Haftar's forces go on "high alert" for the first incidents on Sirte
The spokesman for the National Liberation Army (LNA), Ahmed al-Mismari, said this week that the military units have entered a state of "maximum alert" in view of the latest developments in the geostrategic enclave of Sirte, located on the northern coast of the country. As he explained, the General Command has "restructured its operations room and the front lines", and the troops deployed there have been sent "modern weapons, radars and air defenses - model S-300 - to thwart any attempt to capture the city". The head of the LNA's Naval Operations Cabinet, Major General Faraj Al-Mahdawi, also stated that the Haftar Army now has "the capacity to destroy any ship up to 100 kilometres from the Libyan coast", according to Al-Arabiya, in an implicit reference to Turkish warships, which have become the LNA's main target. All these movements have taken place with the intention of "freeing the country from militias, terrorists and foreign interference", stressed Al-Mismari.
It should be recalled at this point that the Libyan civil war has moved in the last month to Sirte, firstly, and Al-Jufra, in the centre of the territory where the largest Libyan air base is located, secondly. Both enclaves are under the control of the LNA, but the rival faction, the Government of National Unity (GNA), led by Prime Minister Fayez Sarraj, has announced its intention to conquer them. To do so, it has the support of its invaluable ally, Recep Tayyip Erdogan's Turkey, which has sent both arms and military equipment and tens of thousands of Syrian, Yemeni, Tunisian, Sudanese and Moroccan mercenaries to Libya over the last year to swell the ranks of the GNA. Similarly, it has deployed personnel of its Army in the North African nation, mainly officers and engineers to prepare the offensive against Sirte and Al-Jufra. In the face of Turkish determination, one of Marshal Haftar's main strongholds, Abdel Fattah al-Sisi's Egypt has threatened to intervene militarily in Libya to defend the enclaves, something that has already been authorised both by the Libyan Parliament in Tobruk - the LNA's affiliate - and by the Egyptian Parliament itself. The high tone of Egyptian rhetoric, together with the conduct of massive military exercises on the border with Libya had managed to open up a period of dead time, in which neither Ankara nor Cairo had dared to take the first step.

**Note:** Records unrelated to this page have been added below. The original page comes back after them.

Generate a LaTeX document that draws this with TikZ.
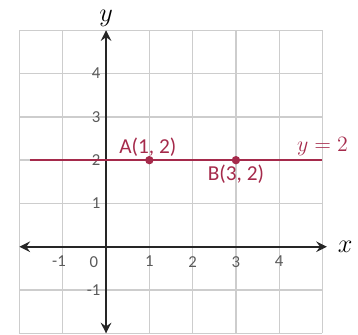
\documentclass[tikz,border=0pt]{standalone}
\usepackage{fontspec}
\newfontfamily\labelfont{Carlito}
\usetikzlibrary{arrows.meta}

\definecolor{linered}{RGB}{165,42,75}
\definecolor{gridgray}{RGB}{205,205,205}
\definecolor{ticktext}{RGB}{90,90,90}

\begin{document}
\begin{tikzpicture}[
    gridline/.style={
        draw=gridgray,
        line width=0.9pt
    },
    axis/.style={
        <->,
        line width=1.3pt,
        black!85,
        >={Stealth[length=7pt, width=7pt, inset=2.5pt]}
    },
    redline/.style={
        draw=linered,
        line width=1.3pt
    },
    dot/.style={
        circle,
        fill=linered,
        inner sep=0pt,
        minimum size=5.5pt
    },
    tick/.style={
        font=\labelfont\fontsize{11}{12}\selectfont,
        text=ticktext,
        inner sep=1pt
    },
    ptlabel/.style={
        font=\labelfont\fontsize{14}{16}\selectfont,
        text=linered,
        inner sep=1pt
    },
    axislabel/.style={
        font=\fontsize{17}{19}\selectfont,
        inner sep=0pt
    }
]
\useasboundingbox (-2.45,-2.03) rectangle (5.82,5.70);

% Grid
\draw [gridline] (-2,-2) grid (5,5);

% Axes
\coordinate (xmin) at (-2,0);
\coordinate (xmax) at (5.1,0);
\coordinate (ymin) at (0,-2);
\coordinate (ymax) at (0,5);
\draw [axis] (xmin) -- (xmax);
\draw [axis] (ymin) -- (ymax);
\node [axislabel, right=7pt] (xlab) at (xmax) {$x$};
\node [axislabel, above=2.5pt] (ylab) at (ymax) {$y$};

% Tick labels
\foreach \n in {1,2,3,4} {
    \node [tick, below=5pt] (xt\n) at (\n,0) {\n};
}
\node [tick, below=5pt, xshift=-2.5pt] (xtm1) at (-1,0) {-1};
\node [tick, below=5pt, xshift=-8pt] (xt0) at (0,0) {0};
\foreach \n in {1,2,3,4} {
    \node [tick, left=2.5pt] (yt\n) at (0,\n) {\n};
}
\node [tick, left=2.5pt] (ytm1) at (0,-1) {-1};

% Line y = 2
\coordinate (lstart) at (-1.75,2);
\coordinate (lend) at (5,2);
\draw [redline] (lstart) -- (lend);
\node [ptlabel, font=\fontsize{14}{16}\selectfont, above=1.5pt] (eq) at (lend) {$y = 2$};

% Points
\node [dot] (A) at (1,2) {};
\node [dot] (B) at (3,2) {};
\node [ptlabel, above=1pt, xshift=-1pt] (Alab) at (A) {A(1, 2)};
\node [ptlabel, below=2pt] (Blab) at (B) {B(3, 2)};

\end{tikzpicture}
\end{document}
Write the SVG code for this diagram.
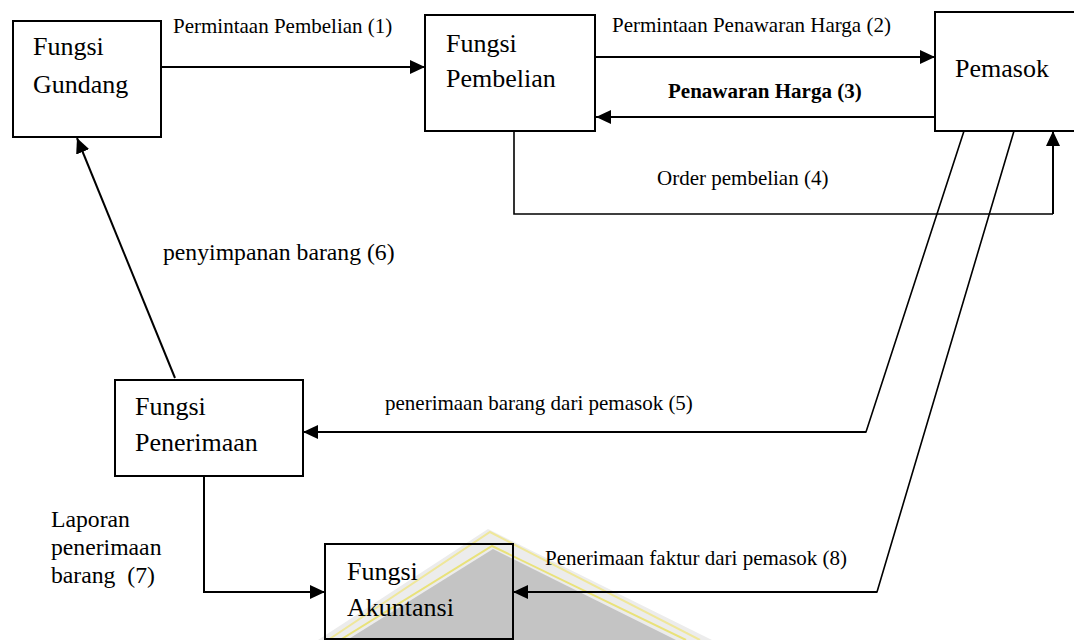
<svg xmlns="http://www.w3.org/2000/svg" width="1074" height="640" viewBox="0 0 1074 640">
<style>
.box{fill:none;stroke:#000;stroke-width:2}
text{font-family:'Liberation Serif','Times New Roman','DejaVu Serif',serif;fill:#000}
.nt{font-size:26px}
.lb{font-size:21px}
.lg{font-size:23.7px}
.bd{font-weight:bold}
.cn{fill:none;stroke:#000;stroke-width:2}
.thin{fill:none;stroke:#000;stroke-width:1.6}
</style>
<defs>
<marker id="ah" viewBox="0 0 15 14" refX="15" refY="7" markerWidth="15" markerHeight="14" markerUnits="userSpaceOnUse" orient="auto">
<path d="M0,0 L15,7 L0,14 z" fill="#000"/>
</marker>
</defs>
<rect width="1074" height="640" fill="#fff"/>
<g id="watermark">
<polygon points="488,529 318,640 712,640" fill="#ececec"/>
<polyline points="328,640 490,532 700,640" fill="none" stroke="#efe79a" stroke-width="2"/>
<polygon points="493,549 347,640 676,640" fill="#c4c4c4"/>
<polyline points="340,640 492,546 686,640" fill="none" stroke="#e9e27a" stroke-width="2"/>
</g>
<g id="connectors">
<line class="cn" x1="162" y1="67" x2="425" y2="67" marker-end="url(#ah)"/>
<line class="cn" x1="596" y1="57" x2="935" y2="57" marker-end="url(#ah)"/>
<line class="cn" x1="935" y1="117" x2="596" y2="117" marker-end="url(#ah)"/>
<polyline class="thin" points="514,131 514,214 1053,214"/>
<line class="cn" x1="1053" y1="214" x2="1053" y2="131" marker-end="url(#ah)"/>
<polyline class="thin" points="964,131 866,432 620,432"/>
<line class="cn" x1="866" y1="432" x2="303" y2="432" marker-end="url(#ah)"/>
<line class="cn" x1="175" y1="378" x2="77" y2="138" marker-end="url(#ah)"/>
<polyline class="cn" points="204,476 204,592 325,592" marker-end="url(#ah)"/>
<polyline class="thin" points="1014,131 877,592 700,592"/>
<line class="cn" x1="877" y1="592" x2="513" y2="592" marker-end="url(#ah)"/>
</g>
<g id="labels">
<text class="lb" x="173" y="33">Permintaan Pembelian (1)</text>
<text class="lb" x="612" y="32">Permintaan Penawaran Harga (2)</text>
<text class="lb bd" x="668" y="98">Penawaran Harga (3)</text>
<text class="lb" x="657" y="185">Order pembelian (4)</text>
<text class="lb" x="385" y="410">penerimaan barang dari pemasok (5)</text>
<text class="lg" x="163" y="260">penyimpanan barang (6)</text>
<text class="lg" x="51" y="527">Laporan</text>
<text class="lg" x="51" y="555">penerimaan</text>
<text class="lg" x="51" y="583" xml:space="preserve">barang  (7)</text>
<text class="lb" x="545" y="565">Penerimaan faktur dari pemasok (8)</text>
</g>
<g id="gudang">
<rect class="box" x="13" y="21" width="148" height="116"/>
<text class="nt" x="33" y="55">Fungsi</text>
<text class="nt" x="33" y="93">Gundang</text>
</g>
<g id="pembelian">
<rect class="box" x="425" y="15" width="170" height="116"/>
<text class="nt" x="446" y="52">Fungsi</text>
<text class="nt" x="446" y="87">Pembelian</text>
</g>
<g id="pemasok">
<rect class="box" x="935" y="12" width="150" height="119"/>
<text class="nt" x="955" y="77">Pemasok</text>
</g>
<g id="penerimaan">
<rect class="box" x="115" y="380" width="188" height="96"/>
<text class="nt" x="135" y="415">Fungsi</text>
<text class="nt" x="135" y="451">Penerimaan</text>
</g>
<g id="akuntansi">
<rect class="box" x="325" y="544" width="188" height="95"/>
<text class="nt" x="347" y="580">Fungsi</text>
<text class="nt" x="347" y="616">Akuntansi</text>
</g>
</svg>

But the first skirmishes between the two sides began to take place. On Thursday the LNA reported that they had shot down a Turkish drone that was carrying out a reconnaissance mission over Sirte. However, Al-Marsad analyst Mohamed Mansour believes this was planned by Turkey, which would be "trying to measure the LNA's air defences". Hours earlier, Haftar's army was conducting naval military manoeuvres off the coast of the town, Mansour revealed, involving patrol boats and rigid-hulled inflatable boats, among other units.
Turkey has also deployed at least two frigates to the Libyan coast, specifically off Misrata, about 250 kilometres from Sirte, where Ankara has set up its operations centre for the offensive against this enclave.
Moreover, the Eurasian nation has again insisted that if the LNA does not withdraw from its positions, "the military option will have to be used". It should be recalled that earlier this week Turkey and Russia agreed "to continue to press for a ceasefire in Libya" and the creation of a working group aimed at establishing a cessation of hostilities, but with an immovable condition imposed by Ankara: that Haftar's forces leave Sirte and Al-Jufra, and return to their front lines by 2015, limited to the east of the territory, something that neither the marshal nor his allies, like Egypt, seem willing to accept.
Faced with this scenario, in which neither of the two sides will give up their positions, Turkey has already prepared "a military and diplomatic plan", according to anonymous sources in the daily Zaman. Similarly, Ankara "is ready to respond to any attack against its forces present in Libya, whichever party carried out the attack," the newspaper reported. The sources also referred to the possible deployment of troops by Egypt to strengthen the LNA's defences in Sirte, an operation that was approved by both the country's parliament and its counterpart in Tobruk, which is close to Haftar. "If Egypt sends military forces to Libya, Turkey has a plan to increase its forces and military equipment in Libya to deal with Egyptian forces," they said.